I caravaggeschi in mostra a Milano
A Palazzo Reale ci sono, infatti, tante opere che lo dimostrano; ci sono quadri di Orazio e Artemisia Gentileschi, di Orazio Borgianni, di Stanzio da Varallo, di Bartolomeo Manfredi e sono presenti anche molti pittori stranieri: Jusepe de Ribera, i francesi più noti come Valentin de Boulogne e Simon Vouet, quelli fiamminghi guidati da Gerrit van Honthorst, che fu soprannominato «Gherardo delle Notti» per i suoi notturni dalle luminosità soffuse. Straordinari i suoi soggetti sacri come pure il Concerto notturno di Dublino.
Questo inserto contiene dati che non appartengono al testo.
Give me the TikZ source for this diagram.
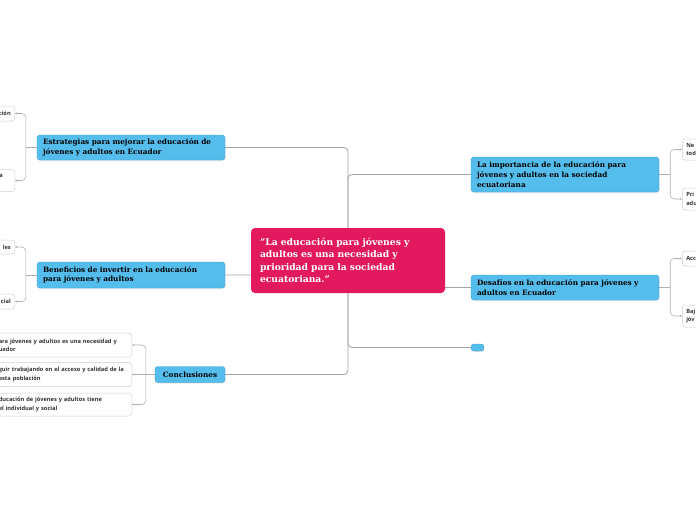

Da questi quadri il Seicento emerge carico di pathos, di passioni, di drammi. Bisogna rammentare che quelli furono anni di accese contrapposizioni, di lotte religiose, di processi: a Roma, Beatrice Cenci fu decapitata nel 1599, nel 1600 Giordano Bruno, il filosofo nolano, fu arso al rogo.
Tanta violenza e drammaticità esce particolarmente in alcuni soggetti prediletti dai pittori, come per esempio Giuditta e Oloferne. Il Caravaggio rappresentò Giuditta, giovane vedova ebraica, nell'atto di tagliare la gola al generale assiro Oloferne, con il sangue che fiotta fuori, in un quadro che è anche una composizione teatrale straordinaria.
La dipinse Artemisia Gentileschi (Giuditta taglia la testa ad Oloferne, Firenze, Galleria degli Uffizi), assolutamente caravaggesca anche lei, ponendo il generale con lo sguardo drammaticamente rivolto verso lo spettatore. E anche lei è teatrale e potentissima, forse forte anche del fatto che questa eroina della pittura nel quadro mette tutta la sua rabbia, avendo subito uno stupro da parte dell'amico del padre, Agostino Tassi. Dipinsero lo stesso soggetto Carlo Saraceni, (bellissimo il suo Giuditta con la testa di Oloferne ), e anche Giuditta e Oloferne attribuito a Louis Finson di Bruges è talmente caravaggesco da sembrare una copia. Lo stesso discorso si potrebbe fare per il San Gerolamo , quadro celeberrimo di Caravaggio e soggetto ripreso da Jusepe de Ribera, da Nicolas Tournier, da Bartolomeo Cavarozzi.
Ultimo epigono di Caravaggio è il calabrese Mattia Preti, che ci regala a Milano delle sale di autentica suggestione. Egli dipinse con uguale magia osterie, ritrovi, cene e soggetti religiosi. Bellissimo il suo La chiamata di Matteo, straordinaria La Visitazione, perfetta la sua Giuditta . Qui il modello caravaggesco è assimilato, ma distante.
L'interpretazione della cultura caravaggesca in chiave barocca è compiuta.